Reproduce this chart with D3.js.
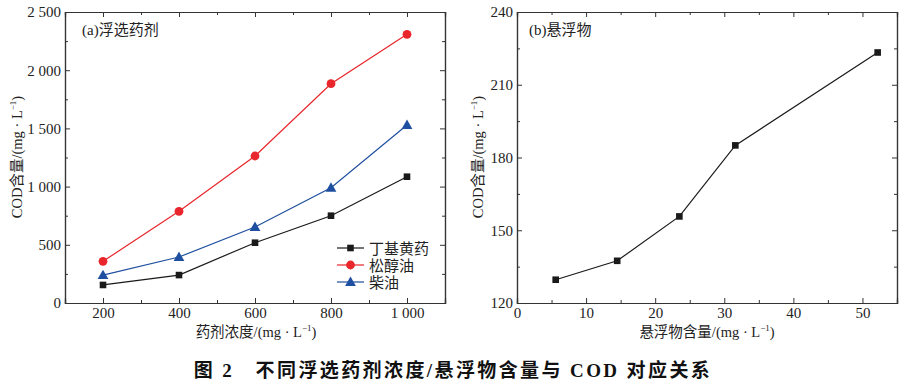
<!DOCTYPE html>
<html><head><meta charset="utf-8">
<script src="https://cdn.jsdelivr.net/npm/d3@7"></script>
<style>body{margin:0;background:#fff}svg{display:block}
.tick text{font-family:'Liberation Serif','Times New Roman',serif !important;font-size:15px;fill:#222}</style>
</head><body>
<svg id="c" width="909" height="383"></svg>
<script>
// Panel (a)
const doseX = [200, 400, 600, 800, 1000];
const seriesNames = ["丁基黄药", "松醇油", "柴油"];
const xanthate = [155, 240, 518, 750, 1085];
const pineOil = [358, 788, 1263, 1884, 2308];
const diesel = [240, 395, 653, 990, 1529];
const aXTicks = [200, 400, 600, 800, 1000];
const aXTickLabels = ["200", "400", "600", "800", "1 000"];
const aYTicks = [0, 500, 1000, 1500, 2000, 2500];
const aYTickLabels = ["0", "500", "1 000", "1 500", "2 000", "2 500"];
// Panel (b)
const ssX = [5.6, 14.5, 23.5, 31.6, 52.2];
const ssCOD = [129.6, 137.4, 155.7, 185.0, 223.3];
const bXTicks = [0, 10, 20, 30, 40, 50];
const bXTickLabels = ["0", "10", "20", "30", "40", "50"];
const bYTicks = [120, 150, 180, 210, 240];
const bYTickLabels = ["120", "150", "180", "210", "240"];

const svg = d3.select("#c");
const serif = "'Liberation Serif','Times New Roman',serif";
const cjk = "'Liberation Serif','Noto Sans CJK SC',serif";

function frame(x, y, xt, xtl, xminor, yt, ytl, yminor) {
  const g = svg.append("g");
  const [x0, x1] = x.range(), [y0, y1] = y.range();
  const mk = (o) => g.append("g").attr("transform", o.t).call(o.a)
      .call(s => { s.attr("font-family", null).attr("font-size", null);
                   s.select(".domain").attr("stroke", "#333").attr("stroke-width", 1.2);
                   s.selectAll(".tick line").attr("stroke", "#333").attr("stroke-width", 1); });
  mk({t:`translate(0,${y0})`, a:d3.axisBottom(x).tickValues(xt).tickSize(-5).tickPadding(4).tickFormat((d,i)=>xtl[i])});
  mk({t:`translate(0,${y1})`, a:d3.axisTop(x).tickValues(xt).tickSize(-5).tickFormat("")});
  mk({t:`translate(${x0},0)`, a:d3.axisLeft(y).tickValues(yt).tickSize(-5).tickPadding(4).tickFormat((d,i)=>ytl[i])});
  mk({t:`translate(${x1},0)`, a:d3.axisRight(y).tickValues(yt).tickSize(-5).tickFormat("")});
  mk({t:`translate(0,${y0})`, a:d3.axisBottom(x).tickValues(xminor).tickSize(-3).tickFormat("")});
  mk({t:`translate(0,${y1})`, a:d3.axisTop(x).tickValues(xminor).tickSize(-3).tickFormat("")});
  mk({t:`translate(${x0},0)`, a:d3.axisLeft(y).tickValues(yminor).tickSize(-3).tickFormat("")});
  mk({t:`translate(${x1},0)`, a:d3.axisRight(y).tickValues(yminor).tickSize(-3).tickFormat("")});
  g.selectAll(".tick text").attr("font-family", serif).attr("font-size", 15).attr("fill", "#222");
  return g;
}

function unitLabel(g, text, x, y, rotate) {
  const t = g.append("text").attr("font-family", cjk).attr("font-size", 14.5).attr("fill", "#222")
    .attr("text-anchor", "middle");
  if (rotate) t.attr("transform", `translate(${x},${y}) rotate(-90)`);
  else t.attr("x", x).attr("y", y);
  t.append("tspan").text(text + "/(mg · L");
  t.append("tspan").attr("font-size", 9).attr("dy", -6).text("−1");
  t.append("tspan").attr("dy", 6).text(")");
}

// ---- Panel a
const xa = d3.scaleLinear().domain([100, 1100]).range([65, 445]);
const ya = d3.scaleLinear().domain([0, 2500]).range([303, 12]);
const ga = frame(xa, ya, aXTicks, aXTickLabels, [300, 500, 700, 900],
  aYTicks, aYTickLabels, [250, 750, 1250, 1750, 2250]);

const colors = ["#1a1a1a", "#e8262b", "#1f4fa0"];
const dataA = [xanthate, pineOil, diesel];
const line = d3.line();
function marker(g, type, cx, cy, color) {
  if (type === 0) g.append("rect").attr("x", cx-3.3).attr("y", cy-3.3).attr("width", 6.6).attr("height", 6.6).attr("fill", color);
  else if (type === 1) g.append("circle").attr("cx", cx).attr("cy", cy).attr("r", 4.4).attr("fill", color);
  else g.append("path").attr("d", d3.symbol(d3.symbolTriangle, 50)()).attr("transform", `translate(${cx},${cy+0.8})`).attr("fill", color);
}
dataA.forEach((vals, si) => {
  const pts = doseX.map((d, i) => [xa(d), ya(vals[i])]);
  ga.append("path").attr("d", line(pts)).attr("fill", "none").attr("stroke", colors[si]).attr("stroke-width", 1.2);
  pts.forEach(p => marker(ga, si, p[0], p[1], colors[si]));
});
// legend
seriesNames.forEach((n, i) => {
  const ly = 248 + i * 17;
  ga.append("line").attr("x1", 337).attr("x2", 364).attr("y1", ly).attr("y2", ly).attr("stroke", colors[i]).attr("stroke-width", 1.2);
  marker(ga, i, 350.5, ly, colors[i]);
  ga.append("text").attr("x", 369).attr("y", ly + 5.5).attr("font-family", cjk).attr("font-size", 15).attr("fill", "#222").text(n);
});
ga.append("text").attr("x", 82).attr("y", 35).attr("font-family", cjk).attr("font-size", 15).attr("fill", "#222").text("(a)浮选药剂");
unitLabel(ga, "药剂浓度", 256, 337, false);
unitLabel(ga, "COD含量", 22, 157, true);

// ---- Panel b
const xb = d3.scaleLinear().domain([0, 55]).range([517, 897]);
const yb = d3.scaleLinear().domain([120, 240]).range([303, 12]);
const gb = frame(xb, yb, bXTicks, bXTickLabels, [5, 15, 25, 35, 45, 55],
  bYTicks, bYTickLabels, [135, 165, 195, 225]);
const ptsB = ssX.map((d, i) => [xb(d), yb(ssCOD[i])]);
gb.append("path").attr("d", line(ptsB)).attr("fill", "none").attr("stroke", "#1a1a1a").attr("stroke-width", 1.2);
ptsB.forEach(p => marker(gb, 0, p[0], p[1], "#1a1a1a"));
gb.append("text").attr("x", 529).attr("y", 35).attr("font-family", cjk).attr("font-size", 15).attr("fill", "#222").text("(b)悬浮物");
unitLabel(gb, "悬浮物含量", 707, 337, false);
unitLabel(gb, "COD含量", 483, 157, true);

// caption
svg.append("text").attr("x", 453).attr("y", 377).attr("text-anchor", "middle")
  .attr("font-family", "'Liberation Serif','Noto Sans CJK SC',serif").attr("font-weight", "bold")
  .attr("font-size", 19).attr("letter-spacing", 2.4).attr("fill", "#111").attr("xml:space", "preserve")
  .text("图 2　不同浮选药剂浓度/悬浮物含量与 COD 对应关系");
</script>
</body></html>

Problem to solve =>
Do not copy the pictures, but repeat every line exactly.

Response =>
Reproduce this chart with D3.js.
<!DOCTYPE html>
<html><head><meta charset="utf-8">
<script src="https://cdn.jsdelivr.net/npm/d3@7"></script>
<style>body{margin:0;background:#fff}svg{display:block}
.tick text{font-family:'Liberation Serif','Times New Roman',serif !important;font-size:15px;fill:#222}</style>
</head><body>
<svg id="c" width="909" height="383"></svg>
<script>
// Panel (a)
const doseX = [200, 400, 600, 800, 1000];
const seriesNames = ["丁基黄药", "松醇油", "柴油"];
const xanthate = [155, 240, 518, 750, 1085];
const pineOil = [358, 788, 1263, 1884, 2308];
const diesel = [240, 395, 653, 990, 1529];
const aXTicks = [200, 400, 600, 800, 1000];
const aXTickLabels = ["200", "400", "600", "800", "1 000"];
const aYTicks = [0, 500, 1000, 1500, 2000, 2500];
const aYTickLabels = ["0", "500", "1 000", "1 500", "2 000", "2 500"];
// Panel (b)
const ssX = [5.6, 14.5, 23.5, 31.6, 52.2];
const ssCOD = [129.6, 137.4, 155.7, 185.0, 223.3];
const bXTicks = [0, 10, 20, 30, 40, 50];
const bXTickLabels = ["0", "10", "20", "30", "40", "50"];
const bYTicks = [120, 150, 180, 210, 240];
const bYTickLabels = ["120", "150", "180", "210", "240"];

const svg = d3.select("#c");
const serif = "'Liberation Serif','Times New Roman',serif";
const cjk = "'Liberation Serif','Noto Sans CJK SC',serif";

function frame(x, y, xt, xtl, xminor, yt, ytl, yminor) {
  const g = svg.append("g");
  const [x0, x1] = x.range(), [y0, y1] = y.range();
  const mk = (o) => g.append("g").attr("transform", o.t).call(o.a)
      .call(s => { s.attr("font-family", null).attr("font-size", null);
                   s.select(".domain").attr("stroke", "#333").attr("stroke-width", 1.2);
                   s.selectAll(".tick line").attr("stroke", "#333").attr("stroke-width", 1); });
  mk({t:`translate(0,${y0})`, a:d3.axisBottom(x).tickValues(xt).tickSize(-5).tickPadding(4).tickFormat((d,i)=>xtl[i])});
  mk({t:`translate(0,${y1})`, a:d3.axisTop(x).tickValues(xt).tickSize(-5).tickFormat("")});
  mk({t:`translate(${x0},0)`, a:d3.axisLeft(y).tickValues(yt).tickSize(-5).tickPadding(4).tickFormat((d,i)=>ytl[i])});
  mk({t:`translate(${x1},0)`, a:d3.axisRight(y).tickValues(yt).tickSize(-5).tickFormat("")});
  mk({t:`translate(0,${y0})`, a:d3.axisBottom(x).tickValues(xminor).tickSize(-3).tickFormat("")});
  mk({t:`translate(0,${y1})`, a:d3.axisTop(x).tickValues(xminor).tickSize(-3).tickFormat("")});
  mk({t:`translate(${x0},0)`, a:d3.axisLeft(y).tickValues(yminor).tickSize(-3).tickFormat("")});
  mk({t:`translate(${x1},0)`, a:d3.axisRight(y).tickValues(yminor).tickSize(-3).tickFormat("")});
  g.selectAll(".tick text").attr("font-family", serif).attr("font-size", 15).attr("fill", "#222");
  return g;
}

function unitLabel(g, text, x, y, rotate) {
  const t = g.append("text").attr("font-family", cjk).attr("font-size", 14.5).attr("fill", "#222")
    .attr("text-anchor", "middle");
  if (rotate) t.attr("transform", `translate(${x},${y}) rotate(-90)`);
  else t.attr("x", x).attr("y", y);
  t.append("tspan").text(text + "/(mg · L");
  t.append("tspan").attr("font-size", 9).attr("dy", -6).text("−1");
  t.append("tspan").attr("dy", 6).text(")");
}

// ---- Panel a
const xa = d3.scaleLinear().domain([100, 1100]).range([65, 445]);
const ya = d3.scaleLinear().domain([0, 2500]).range([303, 12]);
const ga = frame(xa, ya, aXTicks, aXTickLabels, [300, 500, 700, 900],
  aYTicks, aYTickLabels, [250, 750, 1250, 1750, 2250]);

const colors = ["#1a1a1a", "#e8262b", "#1f4fa0"];
const dataA = [xanthate, pineOil, diesel];
const line = d3.line();
function marker(g, type, cx, cy, color) {
  if (type === 0) g.append("rect").attr("x", cx-3.3).attr("y", cy-3.3).attr("width", 6.6).attr("height", 6.6).attr("fill", color);
  else if (type === 1) g.append("circle").attr("cx", cx).attr("cy", cy).attr("r", 4.4).attr("fill", color);
  else g.append("path").attr("d", d3.symbol(d3.symbolTriangle, 50)()).attr("transform", `translate(${cx},${cy+0.8})`).attr("fill", color);
}
dataA.forEach((vals, si) => {
  const pts = doseX.map((d, i) => [xa(d), ya(vals[i])]);
  ga.append("path").attr("d", line(pts)).attr("fill", "none").attr("stroke", colors[si]).attr("stroke-width", 1.2);
  pts.forEach(p => marker(ga, si, p[0], p[1], colors[si]));
});
// legend
seriesNames.forEach((n, i) => {
  const ly = 248 + i * 17;
  ga.append("line").attr("x1", 337).attr("x2", 364).attr("y1", ly).attr("y2", ly).attr("stroke", colors[i]).attr("stroke-width", 1.2);
  marker(ga, i, 350.5, ly, colors[i]);
  ga.append("text").attr("x", 369).attr("y", ly + 5.5).attr("font-family", cjk).attr("font-size", 15).attr("fill", "#222").text(n);
});
ga.append("text").attr("x", 82).attr("y", 35).attr("font-family", cjk).attr("font-size", 15).attr("fill", "#222").text("(a)浮选药剂");
unitLabel(ga, "药剂浓度", 256, 337, false);
unitLabel(ga, "COD含量", 22, 157, true);

// ---- Panel b
const xb = d3.scaleLinear().domain([0, 55]).range([517, 897]);
const yb = d3.scaleLinear().domain([120, 240]).range([303, 12]);
const gb = frame(xb, yb, bXTicks, bXTickLabels, [5, 15, 25, 35, 45, 55],
  bYTicks, bYTickLabels, [135, 165, 195, 225]);
const ptsB = ssX.map((d, i) => [xb(d), yb(ssCOD[i])]);
gb.append("path").attr("d", line(ptsB)).attr("fill", "none").attr("stroke", "#1a1a1a").attr("stroke-width", 1.2);
ptsB.forEach(p => marker(gb, 0, p[0], p[1], "#1a1a1a"));
gb.append("text").attr("x", 529).attr("y", 35).attr("font-family", cjk).attr("font-size", 15).attr("fill", "#222").text("(b)悬浮物");
unitLabel(gb, "悬浮物含量", 707, 337, false);
unitLabel(gb, "COD含量", 483, 157, true);

// caption
svg.append("text").attr("x", 453).attr("y", 377).attr("text-anchor", "middle")
  .attr("font-family", "'Liberation Serif','Noto Sans CJK SC',serif").attr("font-weight", "bold")
  .attr("font-size", 19).attr("letter-spacing", 2.4).attr("fill", "#111").attr("xml:space", "preserve")
  .text("图 2　不同浮选药剂浓度/悬浮物含量与 COD 对应关系");
</script>
</body></html>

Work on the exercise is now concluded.